Proposal: Kurmanji-English MT[edit]

There are around 20 million people descended from Kurmanji-speaking families in the world. This proposal will facilitate the integration of this language into the international community, through aiding translation of news and information. It will also be helpful in the teaching of the language, which had been hindered for various reasons until recently.

Why should Google and Apertium sponsor this proposal?

Which of the published tasks are you interested in? What do you plan to do?[edit]

I plan to bring the Kurmanji-English language pair to state of the art quality.

Who will it benefit in society, and how?[edit]

Due to the history and politics of the region, many descendants of Kurmanji-speaking families have not been able to learn Kurmanji to any degree of fluency, and the development of translation resources can be an immense help for the many people trying to learn this language. As efforts to learn Kurmanji become more widespread, Kurmanji content is also produced at an increasingly rapid rate.

There is little work done in the machine translation of Kurmanji, and the development of this language pair will be a beneficial step for the field of NLP to embrace the study of this language.

Major Goals[edit]

  • Around 95% coverage
  • Reduction of WER by about 40%

Obstacles[edit]

  • Standardization: Kurmanji varies a lot from region to region, in both spoken and written language. The variety of Kurmanji spoken or written in a certain region tends to reflect the influence of other prominent languages, e.g. Turkish in Turkey, Sorani in the Kurdistan Regional Government. As a result entries in a dictionary may not match some uses/spellings/meanings.
  • Readily available corpora: Obtaining corpora for examination and reference during the development of the language pair will require a bit more effort compared to a "bigger" language. I have scraped two years' worth of articles from Rudaw, totalling around 1.2 million words, but for the sake of variety of topic and possible dialect influence obtaining other corpora will be helpful.
  • Parallel corpora: Direct translations from Kurmanji to English are sparse enough that it may not be meaningful to attempt to gather a corpus from such resources. Various distributions of Ubuntu have files translated into Kurmanji, but these would require a good bit of processing to use and would probably not offer much insight into the language.
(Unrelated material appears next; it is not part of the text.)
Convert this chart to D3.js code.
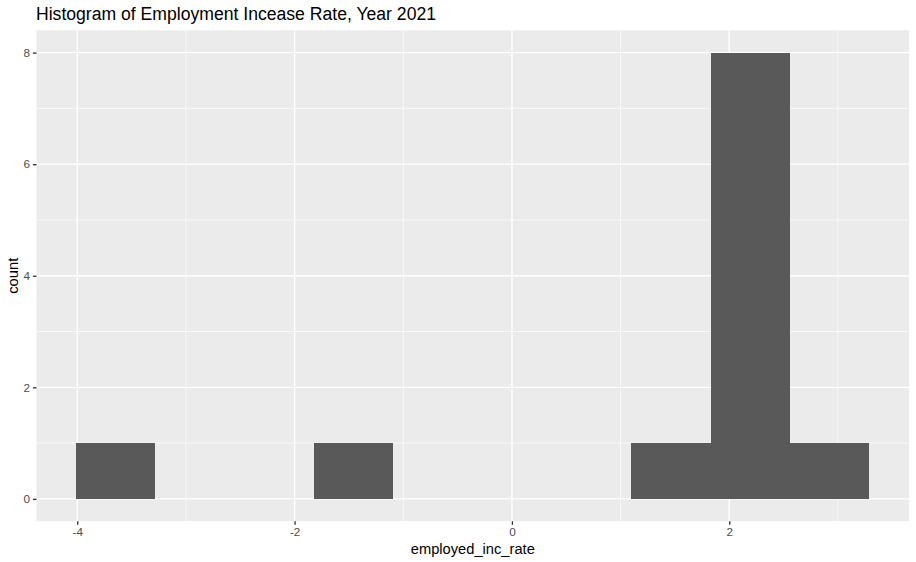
<!DOCTYPE html>
<html>
<head>
<meta charset="utf-8">
<script src="https://cdn.jsdelivr.net/npm/d3@7"></script>
<style>
  html, body { margin: 0; padding: 0; background: #fff; }
  svg { display: block; font-family: "Liberation Sans", Arial, Helvetica, sans-serif; }
</style>
</head>
<body>
<svg id="chart" width="916" height="562"></svg>
<script>
// ---- data ----
const binEdges = [-4.01, -3.28, -2.55, -1.82, -1.09, -0.36, 0.37, 1.10, 1.83, 2.56, 3.29];
const binCounts = [1, 0, 0, 1, 0, 0, 0, 1, 8, 1];
const xMajorTicks = [-4, -2, 0, 2];
const xMinorTicks = [-3, -1, 1, 3];
const yMajorTicks = [0, 2, 4, 6, 8];
const yMinorTicks = [1, 3, 5, 7];
const titleText = "Histogram of Employment Incease Rate, Year 2021";
const xLabel = "employed_inc_rate";
const yLabel = "count";

// ---- layout ----
const W = 916, H = 562;
const panel = { left: 36.5, right: 909.1, top: 30.3, bottom: 521.2 };

const bins = binCounts.map((c, i) => ({ x0: binEdges[i], x1: binEdges[i + 1], count: c }));

const xMin = d3.min(binEdges), xMax = d3.max(binEdges);
const xPad = (xMax - xMin) * 0.05;
const yMax = d3.max(binCounts);
const yPad = yMax * 0.05;

const x = d3.scaleLinear().domain([xMin - xPad, xMax + xPad]).range([panel.left, panel.right]);
const y = d3.scaleLinear().domain([0 - yPad, yMax + yPad]).range([panel.bottom, panel.top]);

const svg = d3.select("#chart");

// panel background
svg.append("rect")
  .attr("x", panel.left).attr("y", panel.top)
  .attr("width", panel.right - panel.left).attr("height", panel.bottom - panel.top)
  .attr("fill", "#EBEBEB");

const grid = svg.append("g");
// minor grid
grid.selectAll(".xminor").data(xMinorTicks).enter().append("line")
  .attr("x1", d => x(d)).attr("x2", d => x(d))
  .attr("y1", panel.top).attr("y2", panel.bottom)
  .attr("stroke", "#fff").attr("stroke-width", 0.67);
grid.selectAll(".yminor").data(yMinorTicks).enter().append("line")
  .attr("x1", panel.left).attr("x2", panel.right)
  .attr("y1", d => y(d)).attr("y2", d => y(d))
  .attr("stroke", "#fff").attr("stroke-width", 0.67);
// major grid
grid.selectAll(".xmajor").data(xMajorTicks).enter().append("line")
  .attr("x1", d => x(d)).attr("x2", d => x(d))
  .attr("y1", panel.top).attr("y2", panel.bottom)
  .attr("stroke", "#fff").attr("stroke-width", 1.33);
grid.selectAll(".ymajor").data(yMajorTicks).enter().append("line")
  .attr("x1", panel.left).attr("x2", panel.right)
  .attr("y1", d => y(d)).attr("y2", d => y(d))
  .attr("stroke", "#fff").attr("stroke-width", 1.33);

// bars
svg.append("g").selectAll("rect").data(bins.filter(b => b.count > 0)).enter().append("rect")
  .attr("x", d => x(d.x0))
  .attr("width", d => x(d.x1) - x(d.x0))
  .attr("y", d => y(d.count))
  .attr("height", d => y(0) - y(d.count))
  .attr("fill", "#595959")
  .attr("shape-rendering", "crispEdges");

// axes
const tickLen = 3.6, tickPad = 2.9;
const xAxis = d3.axisBottom(x).tickValues(xMajorTicks).tickSize(tickLen).tickPadding(tickPad)
  .tickFormat(d3.format("d"));
const gx = svg.append("g").attr("transform", `translate(0,${panel.bottom})`).call(xAxis);
gx.select(".domain").remove();
gx.selectAll(".tick line").attr("stroke", "#333333").attr("stroke-width", 1.33);
gx.selectAll(".tick text").attr("fill", "#4D4D4D").style("font-size", "11.7px")
  .attr("font-family", "Liberation Sans, Arial, sans-serif").text(d => d < 0 ? "-" + Math.abs(d) : d);

const yAxis = d3.axisLeft(y).tickValues(yMajorTicks).tickSize(tickLen).tickPadding(tickPad)
  .tickFormat(d3.format("d"));
const gy = svg.append("g").attr("transform", `translate(${panel.left},0)`).call(yAxis);
gy.select(".domain").remove();
gy.selectAll(".tick line").attr("stroke", "#333333").attr("stroke-width", 1.33);
gy.selectAll(".tick text").attr("fill", "#4D4D4D").style("font-size", "11.7px")
  .attr("font-family", "Liberation Sans, Arial, sans-serif");

// titles
svg.append("text")
  .attr("x", panel.left - 0.5).attr("y", 20)
  .attr("fill", "#000").style("font-size", "17.6px")
  .text(titleText);

svg.append("text")
  .attr("x", (panel.left + panel.right) / 2).attr("y", 553.5)
  .attr("text-anchor", "middle")
  .attr("fill", "#000").style("font-size", "14.7px")
  .text(xLabel);

svg.append("text")
  .attr("transform", `translate(17.6,${(panel.top + panel.bottom) / 2}) rotate(-90)`)
  .attr("text-anchor", "middle")
  .attr("fill", "#000").style("font-size", "14.7px")
  .text(yLabel);
</script>
</body>
</html>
Many novels and other types of texts have been translated, however, between Turkish and Kurdish. As I am a native speaker of Turkish and due to the strong Turkic background of the Apertium community, this will provide a useful reference.

Resources[edit]

  • Thackston's Kurmanji Grammar
  • Celadet Bedirxan and Roger Lescot's Grammar
  • A variety of dictionaries are available, the most easily accessible and possibly the most useful being Kurmanji-Turkish dictionaries.
  • Corpus scraped from Rudaw.
  • Wikipedia

Work Plan[edit]

  • Post-application period:
    • work on Newroz speech
      • get WER
    • gather more corpora: monolingual, Kurmanji-Turkish and if at all possible Kurmanji-English
    • write scripts for adding words/translations
    • familiarize myself with chunking, constraint grammar and lexical selection through documentation and articles.
  • Community-bonding period:
    • testvoc, will go without saying that I will clean the testvoc fairly regularly throughout the development process.
    • continue writing scripts
  • Month 1:
    • Writing scripts
    • Adding words to monodix/bidix, get naive coverage to around 95%
    • Chunking
    • Transfer rules
  • Month 2:
    • POS tagging/constraint grammar
    • Transfer rules
  • Month 3:
    • Transfer rules
    • Lexical selection

Plan by Weeks[edit]

  • Week 1: Adding words, paradigms, translations. Writing scripts for practical use in developing the pair.
  • Week 2: Continue adding to dictionaries, begin work on chunking.
  • Week 3-4: Continue adding words, paradigms, translations, add transfer rules, chunking.
  • Week 5-8: POS tagging, constraint grammar, transfer rules
  • Week 9-12: Lexical selection, transfer rules.

Deliverables[edit]

  • 1: Coverage of 95%
  • 2: Kurmanji constraint grammar
  • 3: WER reduction of 40%

Summer Obligations and Commitments[edit]

I have no other plans than to work on this proposal during the summer.

Qualification[edit]

I am a third year computer engineering student at Istanbul Technical University, and part of the ITU NLP team. I have been working on the conversion of the ITU Turkish Treebanks to Universal Dependencies format, and have co-written a paper on MWEs in Turkish (Adalı et. al., 2016).